NZ Forest Owners Association
NZ emission scheme should pick up some Aussie ideas

Forest owners have welcomed the release by the Australian Government of its preferred policies to reduce greenhouse gas emissions.
“The decision to include Kyoto forests in what the Australians are calling their ‘carbon pollution reduction scheme’ from its start in 2010, will help build investor confidence in forest carbon sequestration world-wide.
“It is good news for New Zealand owners of post-1989 forests, many of whom are eager to take part in emission unit trading,” says NZFOA chief executive David Rhodes.
“We also note that the Australians will not be imposing a land-use change tax for the deforestation of pre-1990 forests.
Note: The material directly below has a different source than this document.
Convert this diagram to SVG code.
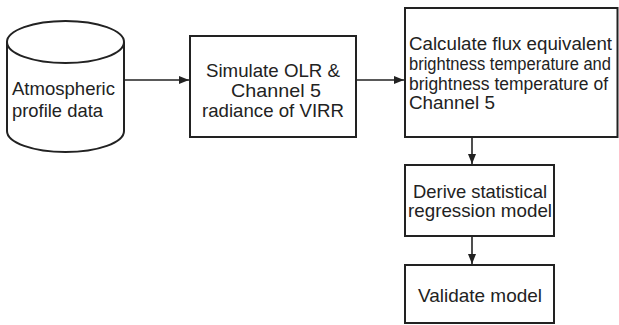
<svg xmlns="http://www.w3.org/2000/svg" width="619" height="325" viewBox="0 0 619 325">
  <style>
    .shape { fill: #ffffff; stroke: #222222; stroke-width: 2; }
    .label { font-family: "Liberation Sans", Arial, sans-serif; font-size: 19px; fill: #222222; }
    .tight { font-size: 17.5px; }
    .mid { text-anchor: middle; }
    .edge { fill: none; stroke: #222222; stroke-width: 1.6; }
  </style>
  <defs>
    <marker id="arrow" viewBox="0 0 10 8" refX="10" refY="4" markerWidth="10" markerHeight="8" markerUnits="userSpaceOnUse" orient="auto">
      <path d="M0,0 L10,4 L0,8 Z" fill="#222222"/>
    </marker>
  </defs>

  <rect width="619" height="325" fill="#ffffff"/>

  <!-- data store -->
  <g id="atmospheric-profile-data">
    <path class="shape" d="M7,42 A58.5,21 0 0 1 124,42 L124,131 A58.5,21 0 0 1 7,131 Z"/>
    <path class="shape" fill="none" d="M7,42 A58.5,21 0 0 0 124,42"/>
    <text class="label" x="12" y="95" textLength="103" lengthAdjust="spacingAndGlyphs">Atmospheric</text>
    <text class="label" x="12" y="117" textLength="91" lengthAdjust="spacingAndGlyphs">profile data</text>
  </g>

  <g id="simulate-olr">
    <rect class="shape" x="190" y="36" width="166" height="101"/>
    <text class="label mid" x="273" y="77" textLength="134" lengthAdjust="spacingAndGlyphs">Simulate OLR &amp;</text>
    <text class="label mid" x="276" y="97" textLength="90" lengthAdjust="spacingAndGlyphs">Channel 5</text>
    <text class="label mid" x="273" y="117" textLength="142" lengthAdjust="spacingAndGlyphs">radiance of VIRR</text>
  </g>

  <g id="calculate-brightness">
    <rect class="shape" x="405" y="8" width="212.5" height="129"/>
    <text class="label tight" x="409" y="50" textLength="203" lengthAdjust="spacingAndGlyphs">Calculate flux equivalent</text>
    <text class="label tight" x="409" y="70" textLength="202" lengthAdjust="spacingAndGlyphs">brightness temperature and</text>
    <text class="label tight" x="409" y="90" textLength="199" lengthAdjust="spacingAndGlyphs">brightness temperature of</text>
    <text class="label tight" x="409" y="109" textLength="86" lengthAdjust="spacingAndGlyphs">Channel 5</text>
  </g>

  <g id="derive-regression">
    <rect class="shape" x="405" y="165" width="149" height="71"/>
    <text class="label mid" x="480" y="198" textLength="134" lengthAdjust="spacingAndGlyphs">Derive statistical</text>
    <text class="label mid" x="480" y="217" textLength="144" lengthAdjust="spacingAndGlyphs">regression model</text>
  </g>

  <g id="validate-model">
    <rect class="shape" x="405" y="265" width="149" height="58"/>
    <text class="label mid" x="480" y="302" textLength="124" lengthAdjust="spacingAndGlyphs">Validate model</text>
  </g>

  <g id="connectors">
    <line class="edge" x1="124" y1="80" x2="189" y2="80" marker-end="url(#arrow)"/>
    <line class="edge" x1="356" y1="80" x2="404" y2="80" marker-end="url(#arrow)"/>
    <line class="edge" x1="472" y1="137" x2="472" y2="164" marker-end="url(#arrow)"/>
    <line class="edge" x1="472" y1="236" x2="472" y2="264" marker-end="url(#arrow)"/>
  </g>
</svg>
Instead, they will be looking at incentives for land owners to retain their land in forests.”
He says this contrasts with the approach of the New Zealand Government, which has made owners of pre-1990 forests liable for large taxes if they change land-use, as well as for the costs and hassles associated with monitoring carbon stocks.
Another difference is the Australian promise of measures to maintain the international competitiveness of trade-exposed, emissions-intensive industries, such as pulp & paper.  This contrasts with New Zealand’s system of phasing out protection for energy intensive industries over time, regardless of what their overseas competitors are doing.
“Our timber and pulp and paper mills are already extremely energy efficient and were early adopters of co-generation. Imposing a sinking lid on their emissions in effect penalises them for having been environmentally responsible.”
Mr Rhodes says there is widespread agreement in industry and at a political level that there should be close alignment between the New Zealand emission trading scheme and its Australian counterpart.
“With the release of the Australian Green Report, the NZ Government now has the chance to fine-tune its emission trading scheme so this alignment is maximised.
“Changes to rules relating to the treatment of Kyoto forests and the phase-out of the protection for trade-exposed industries should not be major hurdles in the context of the ETS as a whole. But they will make a huge difference to the competitiveness of the industries involved.”